Nolitan, I think your dealer's TT definitely has a problem as what's happening is not normal for the Classic. Mind you, I am using VPI peripheral ring clamp with upgrade center weight which also add significant weight to the platter as well and it always rotates pretty much right away everytime.
Nolitan...it sounds like your dealer needs to attach a transformer to the motor. Where are you located? Or your dealer can order a motor that is designed for your local electricity standard: 110-120V/60Hz (US standard) vs. 220-240V/50Hz (European/Asian standard).
Why doesn't the dealer contact VPI. The squeak is just the belt slipping for a split second. If the platter spins freely, than look at the motor. I too, use the ring and clamp with no issues. I have the speed controller and honestly can not tell the difference.
Thanks Guys! I helped out the dealer. I took out the belt and turned on the motor. Guess what, sometimes it spins, sometimes it doesn't spin. However, if i turn the pulley, then the thing spins. Same when the belt is attached to the platter, it needs to be kicked start by spinning the platter lightly & off it goes. I think my dealer will contact vpi shortly. What you guys think ? motor issues ?
Since this is the first unit Classic it arrived, were does one put the oil for fluid damping ? is it the one on top of the tonearm where there is a hole or is it the one were you remove the tonearm and near that sharp thingy ?
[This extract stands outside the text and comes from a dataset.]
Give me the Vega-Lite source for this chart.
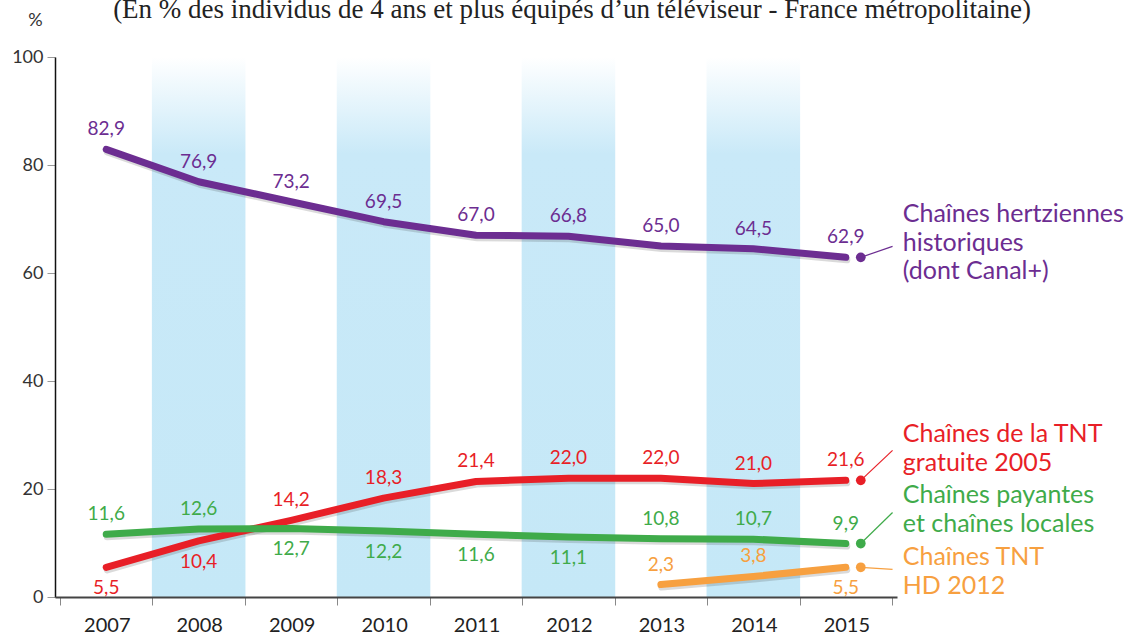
{
  "$schema": "https://vega.github.io/schema/vega-lite/v6.json",
  "width": 842,
  "height": 540,
  "autosize": {"type": "none"},
  "padding": {"left": 55, "top": 57, "right": 244, "bottom": 38},
  "background": "white",
  "config": {
    "locale": {"number": {"decimal": ",", "thousands": "\u00a0", "grouping": [3], "currency": ["", " €"]}},
    "view": {"stroke": null},
    "font": "Lato"
  },
  "title": {
    "text": "(En % des individus de 4 ans et plus équipés d’un téléviseur - France métropolitaine)",
    "font": "Liberation Serif",
    "fontSize": 27,
    "fontWeight": "normal",
    "color": "#222222",
    "anchor": "middle",
    "frame": "group",
    "dx": 96,
    "offset": -34,
    "baseline": "alphabetic"
  },
  "datasets": {
    "tv": [
      {"s": "H", "year": 2007, "v": 82.9},
      {"s": "H", "year": 2008, "v": 76.9},
      {"s": "H", "year": 2009, "v": 73.2},
      {"s": "H", "year": 2010, "v": 69.5},
      {"s": "H", "year": 2011, "v": 67.0},
      {"s": "H", "year": 2012, "v": 66.8},
      {"s": "H", "year": 2013, "v": 65.0},
      {"s": "H", "year": 2014, "v": 64.5},
      {"s": "H", "year": 2015, "v": 62.9},
      {"s": "T", "year": 2007, "v": 5.5},
      {"s": "T", "year": 2008, "v": 10.4},
      {"s": "T", "year": 2009, "v": 14.2},
      {"s": "T", "year": 2010, "v": 18.3},
      {"s": "T", "year": 2011, "v": 21.4},
      {"s": "T", "year": 2012, "v": 22.0},
      {"s": "T", "year": 2013, "v": 22.0},
      {"s": "T", "year": 2014, "v": 21.0},
      {"s": "T", "year": 2015, "v": 21.6},
      {"s": "P", "year": 2007, "v": 11.6},
      {"s": "P", "year": 2008, "v": 12.6},
      {"s": "P", "year": 2009, "v": 12.7},
      {"s": "P", "year": 2010, "v": 12.2},
      {"s": "P", "year": 2011, "v": 11.6},
      {"s": "P", "year": 2012, "v": 11.1},
      {"s": "P", "year": 2013, "v": 10.8},
      {"s": "P", "year": 2014, "v": 10.7},
      {"s": "P", "year": 2015, "v": 9.9},
      {"s": "HD", "year": 2013, "v": 2.3},
      {"s": "HD", "year": 2014, "v": 3.8},
      {"s": "HD", "year": 2015, "v": 5.5}
    ],
    "bands": [{"year": 2008}, {"year": 2010}, {"year": 2012}, {"year": 2014}]
  },
  "data": {"name": "tv"},
  "encoding": {
    "x": {
      "field": "year",
      "type": "quantitative",
      "scale": {"domain": [2006.5, 2015.5], "nice": false, "zero": false},
      "axis": {
        "values": [2006.5, 2007.5, 2008.5, 2009.5, 2010.5, 2011.5, 2012.5, 2013.5, 2014.5, 2015.5],
        "labelExpr": "datum.value < 2015 ? format(datum.value + 0.5, 'd') : ''",
        "labelOffset": 46.78,
        "labelFlush": false,
        "labelOverlap": false,
        "labelBound": false,
        "labelFontSize": 20,
        "labelColor": "#222222",
        "labelPadding": 10,
        "tickSize": 8,
        "tickColor": "#888888",
        "tickWidth": 1,
        "domainColor": "#444444",
        "domainWidth": 2,
        "grid": false,
        "title": null,
        "zindex": 1
      }
    }
  },
  "layer": [
    {
      "data": {"name": "bands"},
      "mark": {
        "type": "bar",
        "width": 93.56,
        "fill": {
          "x1": 0, "y1": 0, "x2": 0, "y2": 1,
          "gradient": "linear",
          "stops": [
            {"offset": 0, "color": "#ffffff"},
            {"offset": 0.18, "color": "#c9e9f8"},
            {"offset": 1, "color": "#c5e8f7"}
          ]
        }
      },
      "encoding": {
        "y": {
          "datum": 100,
          "type": "quantitative",
          "title": "%",
          "scale": {"domain": [0, 100], "nice": false},
          "axis": {
            "values": [0, 20, 40, 60, 80, 100],
            "titleAngle": 0,
            "titleX": -20,
            "titleY": -32,
            "titleAlign": "center",
            "titleBaseline": "alphabetic",
            "titleFontSize": 18,
            "titleFontWeight": "normal",
            "titleColor": "#333333",
            "labelFontSize": 18,
            "labelColor": "#333333",
            "labelPadding": 4,
            "labelFlush": false,
            "tickSize": 8,
            "tickColor": "#999999",
            "domainColor": "#111111",
            "domainWidth": 1.5,
            "gridColor": "#aaaaaa",
            "gridWidth": 1
          }
        },
        "y2": {"datum": 0}
      }
    },
    {
      "mark": {"type": "line", "strokeWidth": 7, "strokeCap": "round", "strokeJoin": "round", "color": "#333333", "opacity": 0.18, "xOffset": 1, "yOffset": 2.5},
      "encoding": {
        "y": {"field": "v", "type": "quantitative", "title": "%", "scale": {"domain": [0, 100], "nice": false}},
        "detail": {"field": "s"}
      }
    },
    {
      "mark": {"type": "line", "strokeWidth": 7, "strokeCap": "round", "strokeJoin": "round"},
      "encoding": {
        "y": {"field": "v", "type": "quantitative", "title": "%", "scale": {"domain": [0, 100], "nice": false}},
        "color": {"field": "s", "type": "nominal", "scale": {"domain": ["H", "T", "P", "HD"], "range": ["#6c2d91", "#e81f27", "#3fab4a", "#f7a040"]}, "legend": null}
      }
    },
    {
      "transform": [{"filter": "!((datum.s == 'T' && datum.year <= 2008) || (datum.s == 'P' && datum.year >= 2009 && datum.year <= 2012) || (datum.s == 'HD' && datum.year == 2015))"}],
      "mark": {"type": "text", "dy": -20, "fontSize": 19, "align": "center", "baseline": "middle"},
      "encoding": {
        "y": {"field": "v", "type": "quantitative", "title": "%", "scale": {"domain": [0, 100], "nice": false}},
        "text": {"field": "v", "type": "quantitative", "format": ".1f"},
        "color": {"field": "s", "type": "nominal", "scale": {"domain": ["H", "T", "P", "HD"], "range": ["#6c2d91", "#e81f27", "#3fab4a", "#f7a040"]}, "legend": null}
      }
    },
    {
      "transform": [{"filter": "(datum.s == 'T' && datum.year <= 2008) || (datum.s == 'P' && datum.year >= 2009 && datum.year <= 2012) || (datum.s == 'HD' && datum.year == 2015)"}],
      "mark": {"type": "text", "dy": 21, "fontSize": 19, "align": "center", "baseline": "middle"},
      "encoding": {
        "y": {"field": "v", "type": "quantitative", "title": "%", "scale": {"domain": [0, 100], "nice": false}},
        "text": {"field": "v", "type": "quantitative", "format": ".1f"},
        "color": {"field": "s", "type": "nominal", "scale": {"domain": ["H", "T", "P", "HD"], "range": ["#6c2d91", "#e81f27", "#3fab4a", "#f7a040"]}, "legend": null}
      }
    },
    {
      "transform": [{"filter": "datum.year == 2015"}],
      "mark": {"type": "circle", "xOffset": 15, "size": 95, "opacity": 1},
      "encoding": {
        "y": {"field": "v", "type": "quantitative", "title": "%", "scale": {"domain": [0, 100], "nice": false}},
        "color": {"field": "s", "type": "nominal", "scale": {"domain": ["H", "T", "P", "HD"], "range": ["#6c2d91", "#e81f27", "#3fab4a", "#f7a040"]}, "legend": null}
      }
    },
    {
      "transform": [{"filter": "datum.year == 2015 && datum.s == 'H'"}],
      "layer": [
        {
          "mark": {"type": "rule", "xOffset": 15, "x2Offset": 46.78, "y2Offset": -11, "strokeWidth": 1.2},
          "encoding": {
            "y": {"field": "v", "type": "quantitative", "title": "%", "scale": {"domain": [0, 100], "nice": false}},
            "x2": {"field": "year"},
            "y2": {"field": "v"},
            "color": {"field": "s", "type": "nominal", "scale": {"domain": ["H", "T", "P", "HD"], "range": ["#6c2d91", "#e81f27", "#3fab4a", "#f7a040"]}, "legend": null}
          }
        },
        {
          "mark": {"type": "text", "xOffset": 57, "dy": -43, "align": "left", "baseline": "middle", "fontSize": 25, "lineHeight": 28.5},
          "encoding": {
            "y": {"field": "v", "type": "quantitative", "title": "%", "scale": {"domain": [0, 100], "nice": false}},
            "text": {"value": ["Chaînes hertziennes", "historiques", "(dont Canal+)"]},
            "color": {"field": "s", "type": "nominal", "scale": {"domain": ["H", "T", "P", "HD"], "range": ["#6c2d91", "#e81f27", "#3fab4a", "#f7a040"]}, "legend": null}
          }
        }
      ]
    },
    {
      "transform": [{"filter": "datum.year == 2015 && datum.s == 'T'"}],
      "layer": [
        {
          "mark": {"type": "rule", "xOffset": 15, "x2Offset": 46.78, "y2Offset": -30, "strokeWidth": 1.2},
          "encoding": {
            "y": {"field": "v", "type": "quantitative", "title": "%", "scale": {"domain": [0, 100], "nice": false}},
            "x2": {"field": "year"},
            "y2": {"field": "v"},
            "color": {"field": "s", "type": "nominal", "scale": {"domain": ["H", "T", "P", "HD"], "range": ["#6c2d91", "#e81f27", "#3fab4a", "#f7a040"]}, "legend": null}
          }
        },
        {
          "mark": {"type": "text", "xOffset": 57, "dy": -46, "align": "left", "baseline": "middle", "fontSize": 25, "lineHeight": 28.5},
          "encoding": {
            "y": {"field": "v", "type": "quantitative", "title": "%", "scale": {"domain": [0, 100], "nice": false}},
            "text": {"value": ["Chaînes de la TNT", "gratuite 2005"]},
            "color": {"field": "s", "type": "nominal", "scale": {"domain": ["H", "T", "P", "HD"], "range": ["#6c2d91", "#e81f27", "#3fab4a", "#f7a040"]}, "legend": null}
          }
        }
      ]
    },
    {
      "transform": [{"filter": "datum.year == 2015 && datum.s == 'P'"}],
      "layer": [
        {
          "mark": {"type": "rule", "xOffset": 15, "x2Offset": 46.78, "y2Offset": -31, "strokeWidth": 1.2},
          "encoding": {
            "y": {"field": "v", "type": "quantitative", "title": "%", "scale": {"domain": [0, 100], "nice": false}},
            "x2": {"field": "year"},
            "y2": {"field": "v"},
            "color": {"field": "s", "type": "nominal", "scale": {"domain": ["H", "T", "P", "HD"], "range": ["#6c2d91", "#e81f27", "#3fab4a", "#f7a040"]}, "legend": null}
          }
        },
        {
          "mark": {"type": "text", "xOffset": 57, "dy": -48.5, "align": "left", "baseline": "middle", "fontSize": 25, "lineHeight": 28.5},
          "encoding": {
            "y": {"field": "v", "type": "quantitative", "title": "%", "scale": {"domain": [0, 100], "nice": false}},
            "text": {"value": ["Chaînes payantes", "et chaînes locales"]},
            "color": {"field": "s", "type": "nominal", "scale": {"domain": ["H", "T", "P", "HD"], "range": ["#6c2d91", "#e81f27", "#3fab4a", "#f7a040"]}, "legend": null}
          }
        }
      ]
    },
    {
      "transform": [{"filter": "datum.year == 2015 && datum.s == 'HD'"}],
      "layer": [
        {
          "mark": {"type": "rule", "xOffset": 15, "x2Offset": 46.78, "y2Offset": 2, "strokeWidth": 1.2},
          "encoding": {
            "y": {"field": "v", "type": "quantitative", "title": "%", "scale": {"domain": [0, 100], "nice": false}},
            "x2": {"field": "year"},
            "y2": {"field": "v"},
            "color": {"field": "s", "type": "nominal", "scale": {"domain": ["H", "T", "P", "HD"], "range": ["#6c2d91", "#e81f27", "#3fab4a", "#f7a040"]}, "legend": null}
          }
        },
        {
          "mark": {"type": "text", "xOffset": 57, "dy": -10, "align": "left", "baseline": "middle", "fontSize": 25, "lineHeight": 28.5},
          "encoding": {
            "y": {"field": "v", "type": "quantitative", "title": "%", "scale": {"domain": [0, 100], "nice": false}},
            "text": {"value": ["Chaînes TNT", "HD 2012"]},
            "color": {"field": "s", "type": "nominal", "scale": {"domain": ["H", "T", "P", "HD"], "range": ["#6c2d91", "#e81f27", "#3fab4a", "#f7a040"]}, "legend": null}
          }
        }
      ]
    }
  ]
}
I have an Aries 2, but perhaps I can help. Does the pulley on the motor (where you attach the belt) have a set screw? Have you attempted to tighten it with one of the Allen wrenches that came with the table? As far as damping fluid, it goes in the well at the base of the tonearm; to borrow your term, where the sharp thingy (pivot point) is. Fill it like 3/4 full.
Quick question, my platter gets a bit dirty with whitish stain after a few months use. I have no idea where that came from, may be oxidized aluminium rust or stain from vinyl? Anyhow, simple rubbing with microfiber cloth did nothing so I am wondering if anybody else is cleaning his/her platter and what do you use to clean it?
Thank you for suggestion but that has been done- the little allen nuts are quite tight. As I mentioned in my last post, i took out the belt and when i switched on the motor even without the belt the motor will sometimes spin but in most times it will just vibrate, it wont spin. A little help spins it. I think there is definitely something wrong w/ the motor.
Suteetat and my experience with a VPI Classic on a Gingko Cloud 11L-B are similar. I was not satisfied with the unsupported Classic. The Gingko significantly elevated the performance of my Classic. I tried some existing maple and acrylic supports. The acrylic was better than maple, but not as good as the Gingko. I have two other turntables on Gingkos and had similar positive results. My VPI dealer has his demo Classic on a Gingko Cloud 11M-B.